Retaining Instream Flow
With successive summer scorchers, water shortages telescope to crisis. Communities fixate on the river as the pipelines fails to pipe enough. Exposed streambeds jerk irrigators, biologists, and water advocates to reaction at the headgate, where each stares down the other as the valve that denies flow. But the river alone is not the trough that will save us, Elpel says. If we mimic natural systems, if we raise the water table, will rivers run brim-full? The question adopts a flawed concept of success, Elpel asserts. Focus local efforts on holding back water, instead of losing it, in ways we weren’t doing before, and ensure a buffer for each watershed. Over successive seasons, we can impede the impacts of late-summer shortage. Especially if we appeal to bottom lines.

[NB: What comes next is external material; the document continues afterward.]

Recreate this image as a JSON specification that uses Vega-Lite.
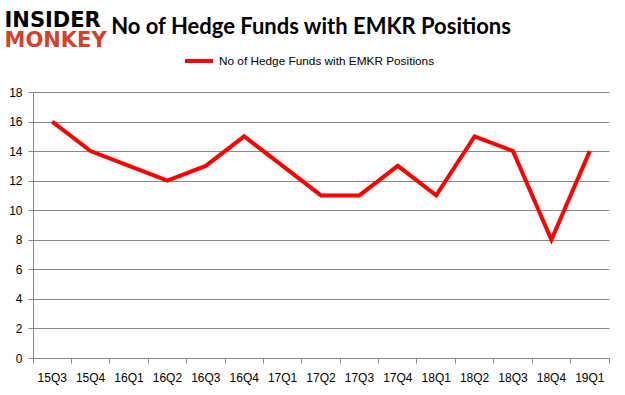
{
  "$schema": "https://vega.github.io/schema/vega-lite/v6.json",
  "width": 576,
  "height": 266,
  "autosize": "none",
  "padding": {"left": 33, "top": 92, "right": 16, "bottom": 37},
  "background": "white",
  "config": {"view": {"stroke": null}, "font": "Lato"},
  "title": {
    "text": "No of Hedge Funds with EMKR Positions",
    "font": "Lato",
    "fontSize": 22,
    "fontWeight": "bold",
    "color": "#000000",
    "anchor": "middle",
    "offset": 0,
    "dy": 30,
    "dx": -10
  },
  "data": {
    "values": [
      {"q": "15Q3", "v": 16, "s": "No of Hedge Funds with EMKR Positions"},
      {"q": "15Q4", "v": 14, "s": "No of Hedge Funds with EMKR Positions"},
      {"q": "16Q1", "v": 13, "s": "No of Hedge Funds with EMKR Positions"},
      {"q": "16Q2", "v": 12, "s": "No of Hedge Funds with EMKR Positions"},
      {"q": "16Q3", "v": 13, "s": "No of Hedge Funds with EMKR Positions"},
      {"q": "16Q4", "v": 15, "s": "No of Hedge Funds with EMKR Positions"},
      {"q": "17Q1", "v": 13, "s": "No of Hedge Funds with EMKR Positions"},
      {"q": "17Q2", "v": 11, "s": "No of Hedge Funds with EMKR Positions"},
      {"q": "17Q3", "v": 11, "s": "No of Hedge Funds with EMKR Positions"},
      {"q": "17Q4", "v": 13, "s": "No of Hedge Funds with EMKR Positions"},
      {"q": "18Q1", "v": 11, "s": "No of Hedge Funds with EMKR Positions"},
      {"q": "18Q2", "v": 15, "s": "No of Hedge Funds with EMKR Positions"},
      {"q": "18Q3", "v": 14, "s": "No of Hedge Funds with EMKR Positions"},
      {"q": "18Q4", "v": 8, "s": "No of Hedge Funds with EMKR Positions"},
      {"q": "19Q1", "v": 14, "s": "No of Hedge Funds with EMKR Positions"}
    ]
  },
  "mark": {"type": "line", "strokeWidth": 4, "strokeCap": "butt"},
  "encoding": {
    "x": {
      "field": "q",
      "type": "ordinal",
      "sort": null,
      "scale": {"type": "band", "paddingInner": 0, "paddingOuter": 0},
      "axis": {
        "title": "MONKEY",
        "titleFont": "DejaVu Sans",
        "titleFontSize": 21,
        "titleFontWeight": "bold",
        "titleColor": "#d4412c",
        "titleAnchor": "start",
        "titleAlign": "left",
        "titleBaseline": "alphabetic",
        "titleX": -29,
        "titleY": -312,
        "labelAngle": 0,
        "labelFont": "Liberation Sans",
        "labelFontSize": 12,
        "labelColor": "#000000",
        "labelPadding": 9,
        "domainColor": "#888888",
        "tickColor": "#888888",
        "tickSize": 5,
        "bandPosition": 1,
        "tickExtra": true,
        "labelOffset": 0,
        "grid": false
      }
    },
    "y": {
      "field": "v",
      "type": "quantitative",
      "scale": {"domain": [0, 18]},
      "axis": {
        "title": "INSIDER",
        "titleFont": "DejaVu Sans",
        "titleFontSize": 21,
        "titleFontWeight": "bold",
        "titleColor": "#000000",
        "titleAngle": 0,
        "titleAlign": "left",
        "titleBaseline": "alphabetic",
        "titleX": -29,
        "titleY": -66,
        "values": [0, 2, 4, 6, 8, 10, 12, 14, 16, 18],
        "labelFont": "Liberation Sans",
        "labelFontSize": 12,
        "labelColor": "#000000",
        "labelPadding": 6,
        "domainColor": "#888888",
        "tickColor": "#888888",
        "tickSize": 5,
        "gridColor": "#888888",
        "gridWidth": 1
      }
    },
    "color": {
      "field": "s",
      "type": "nominal",
      "scale": {"range": ["#ff0000"]},
      "legend": {
        "title": null,
        "orient": "none",
        "legendX": 150,
        "legendY": -47,
        "symbolType": "stroke",
        "symbolStrokeWidth": 4,
        "symbolSize": 784,
        "labelFont": "Liberation Sans",
        "labelFontSize": 11.8,
        "labelLimit": 400,
        "labelColor": "#000000"
      }
    }
  }
}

“Retaining water in the soil is more profitable than not,” Elpel says. It may require choreography as we compete for use. But by meshing practical needs with natural approaches to water storage, we can change the way business is done. Cynics still dispute meaningful results. We can repair small streams. Maybe we can restore local landscapes, so they hold more moisture. Are the benefits measurable? Measuring streamflow is one thing. But how to size an anatomy of water washing underground sinews of land? Measuring groundwater across a landscape through time is tricky, but Elpel offers perspective: “Our wins are to lose less.”
Persistent water shortages devastate livelihoods as much as the resource. Prior water appropriation is pinned as a dominating culprit, compounded by changing patterns of development along river corridors. So is climate change. Compromised natural water storage is bypassed as an offender of minor influence, with lesser leverage. Coupled at the core of scarcity, they rear like heads of the same beast. One wields legal water rights, another grabs global headlines. They’re bruisers and they demand a long-range charge.
But critical moves to store water across the broader landscape can steer vital, immediate effects. Keep sights trained on trigger flows, Elpel says. Reduce carbon emissions. Confront the doctrine that appropriates water rights—still the lord in this landscape of crisis. But in the meantime, bank sediment, build soil; bolster groundwater supply. We must jockey at the trough while crisis persists, and as we scramble for streamflow, let’s gain some crucial ground.